BRIEF:
Look below for the line containing "Convert this chart to matplotlib code."; from there through the line containing "sts_lydia = [0.0, 16.7, 33.3]", both lines included, please set down each line exactly and nothing else.

>> start DATA FOR THIS EXERCISE

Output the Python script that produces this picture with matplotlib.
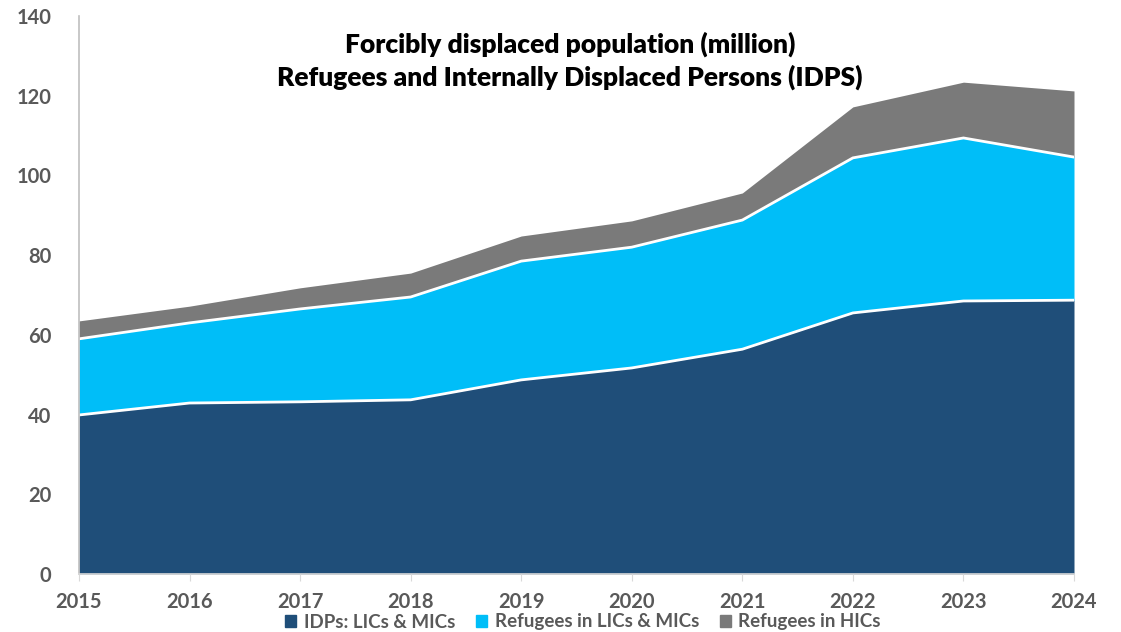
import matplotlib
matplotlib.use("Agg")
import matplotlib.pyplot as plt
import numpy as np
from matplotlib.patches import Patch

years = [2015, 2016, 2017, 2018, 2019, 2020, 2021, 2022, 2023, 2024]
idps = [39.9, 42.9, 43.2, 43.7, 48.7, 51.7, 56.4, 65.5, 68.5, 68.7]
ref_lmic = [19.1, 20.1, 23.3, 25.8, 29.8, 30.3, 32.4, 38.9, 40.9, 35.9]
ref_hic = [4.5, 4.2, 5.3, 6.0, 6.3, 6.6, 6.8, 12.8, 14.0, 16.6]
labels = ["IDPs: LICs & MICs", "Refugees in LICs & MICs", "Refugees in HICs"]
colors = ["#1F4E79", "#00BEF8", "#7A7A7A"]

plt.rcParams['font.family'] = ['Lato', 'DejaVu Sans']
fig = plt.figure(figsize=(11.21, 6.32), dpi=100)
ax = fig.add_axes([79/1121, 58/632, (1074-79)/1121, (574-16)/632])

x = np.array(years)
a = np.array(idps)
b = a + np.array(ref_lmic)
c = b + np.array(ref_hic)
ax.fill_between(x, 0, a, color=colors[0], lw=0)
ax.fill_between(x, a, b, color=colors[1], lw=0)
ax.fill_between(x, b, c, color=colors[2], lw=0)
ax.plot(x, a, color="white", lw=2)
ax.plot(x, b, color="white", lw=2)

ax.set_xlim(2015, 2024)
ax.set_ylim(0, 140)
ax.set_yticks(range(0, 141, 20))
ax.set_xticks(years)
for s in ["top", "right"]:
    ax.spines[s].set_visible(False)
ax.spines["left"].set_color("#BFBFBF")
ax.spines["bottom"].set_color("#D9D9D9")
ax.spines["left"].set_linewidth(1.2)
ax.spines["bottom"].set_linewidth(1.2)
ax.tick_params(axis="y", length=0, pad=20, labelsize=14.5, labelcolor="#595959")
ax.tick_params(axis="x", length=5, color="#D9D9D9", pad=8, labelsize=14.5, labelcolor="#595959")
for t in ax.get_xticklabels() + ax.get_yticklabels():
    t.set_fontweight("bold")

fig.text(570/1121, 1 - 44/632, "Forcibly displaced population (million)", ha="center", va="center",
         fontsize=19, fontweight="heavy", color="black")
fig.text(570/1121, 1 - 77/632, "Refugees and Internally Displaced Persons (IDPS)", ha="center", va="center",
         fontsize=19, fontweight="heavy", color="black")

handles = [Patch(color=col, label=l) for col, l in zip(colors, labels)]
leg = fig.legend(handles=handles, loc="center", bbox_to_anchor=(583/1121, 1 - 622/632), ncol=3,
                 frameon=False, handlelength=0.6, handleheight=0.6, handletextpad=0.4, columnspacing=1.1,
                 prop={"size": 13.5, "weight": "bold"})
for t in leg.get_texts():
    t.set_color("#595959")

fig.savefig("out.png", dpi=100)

>> end DATA FOR THIS EXERCISE
>> start DATA FOR THIS EXERCISE

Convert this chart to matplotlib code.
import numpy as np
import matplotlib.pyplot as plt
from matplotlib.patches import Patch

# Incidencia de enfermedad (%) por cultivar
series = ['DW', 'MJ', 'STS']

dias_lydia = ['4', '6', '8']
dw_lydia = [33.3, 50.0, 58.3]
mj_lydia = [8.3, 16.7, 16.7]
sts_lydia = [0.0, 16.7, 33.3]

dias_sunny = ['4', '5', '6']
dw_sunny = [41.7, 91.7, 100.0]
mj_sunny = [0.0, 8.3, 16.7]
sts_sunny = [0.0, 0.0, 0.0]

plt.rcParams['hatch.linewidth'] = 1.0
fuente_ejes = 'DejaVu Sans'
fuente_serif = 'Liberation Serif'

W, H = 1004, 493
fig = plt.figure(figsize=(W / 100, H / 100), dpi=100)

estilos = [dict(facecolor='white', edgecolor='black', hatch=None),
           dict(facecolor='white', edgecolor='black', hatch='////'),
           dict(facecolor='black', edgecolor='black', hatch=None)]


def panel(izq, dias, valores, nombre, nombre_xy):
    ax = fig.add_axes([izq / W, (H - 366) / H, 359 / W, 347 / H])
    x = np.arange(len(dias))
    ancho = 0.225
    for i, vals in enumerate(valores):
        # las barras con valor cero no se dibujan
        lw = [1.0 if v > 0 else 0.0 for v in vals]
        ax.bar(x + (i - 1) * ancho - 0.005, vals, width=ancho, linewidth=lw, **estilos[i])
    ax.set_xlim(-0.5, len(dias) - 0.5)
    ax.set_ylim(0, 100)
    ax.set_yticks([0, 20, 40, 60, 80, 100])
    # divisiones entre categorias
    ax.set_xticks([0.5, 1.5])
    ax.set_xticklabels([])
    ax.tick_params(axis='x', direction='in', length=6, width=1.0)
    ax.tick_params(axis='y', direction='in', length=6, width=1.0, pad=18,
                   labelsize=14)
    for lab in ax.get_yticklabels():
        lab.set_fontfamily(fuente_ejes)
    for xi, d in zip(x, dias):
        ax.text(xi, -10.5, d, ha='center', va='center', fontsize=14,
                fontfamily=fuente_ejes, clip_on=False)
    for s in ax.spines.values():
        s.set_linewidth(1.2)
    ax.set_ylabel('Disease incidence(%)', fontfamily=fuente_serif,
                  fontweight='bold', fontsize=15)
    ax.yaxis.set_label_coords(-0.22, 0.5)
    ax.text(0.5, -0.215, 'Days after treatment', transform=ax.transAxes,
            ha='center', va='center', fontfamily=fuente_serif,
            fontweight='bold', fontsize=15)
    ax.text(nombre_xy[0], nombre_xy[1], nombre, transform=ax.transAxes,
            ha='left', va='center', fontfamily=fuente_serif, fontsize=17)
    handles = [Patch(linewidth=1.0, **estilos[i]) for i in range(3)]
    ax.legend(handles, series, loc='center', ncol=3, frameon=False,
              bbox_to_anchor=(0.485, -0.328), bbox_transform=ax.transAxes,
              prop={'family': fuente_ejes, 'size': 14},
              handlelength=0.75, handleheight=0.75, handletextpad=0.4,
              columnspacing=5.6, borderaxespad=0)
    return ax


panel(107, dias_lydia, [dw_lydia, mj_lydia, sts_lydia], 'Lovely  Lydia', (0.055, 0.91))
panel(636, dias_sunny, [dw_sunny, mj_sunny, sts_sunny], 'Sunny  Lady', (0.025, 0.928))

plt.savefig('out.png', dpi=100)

>> end DATA FOR THIS EXERCISE

OUTPUT:
Convert this chart to matplotlib code.
import numpy as np
import matplotlib.pyplot as plt
from matplotlib.patches import Patch

# Incidencia de enfermedad (%) por cultivar
series = ['DW', 'MJ', 'STS']

dias_lydia = ['4', '6', '8']
dw_lydia = [33.3, 50.0, 58.3]
mj_lydia = [8.3, 16.7, 16.7]
sts_lydia = [0.0, 16.7, 33.3]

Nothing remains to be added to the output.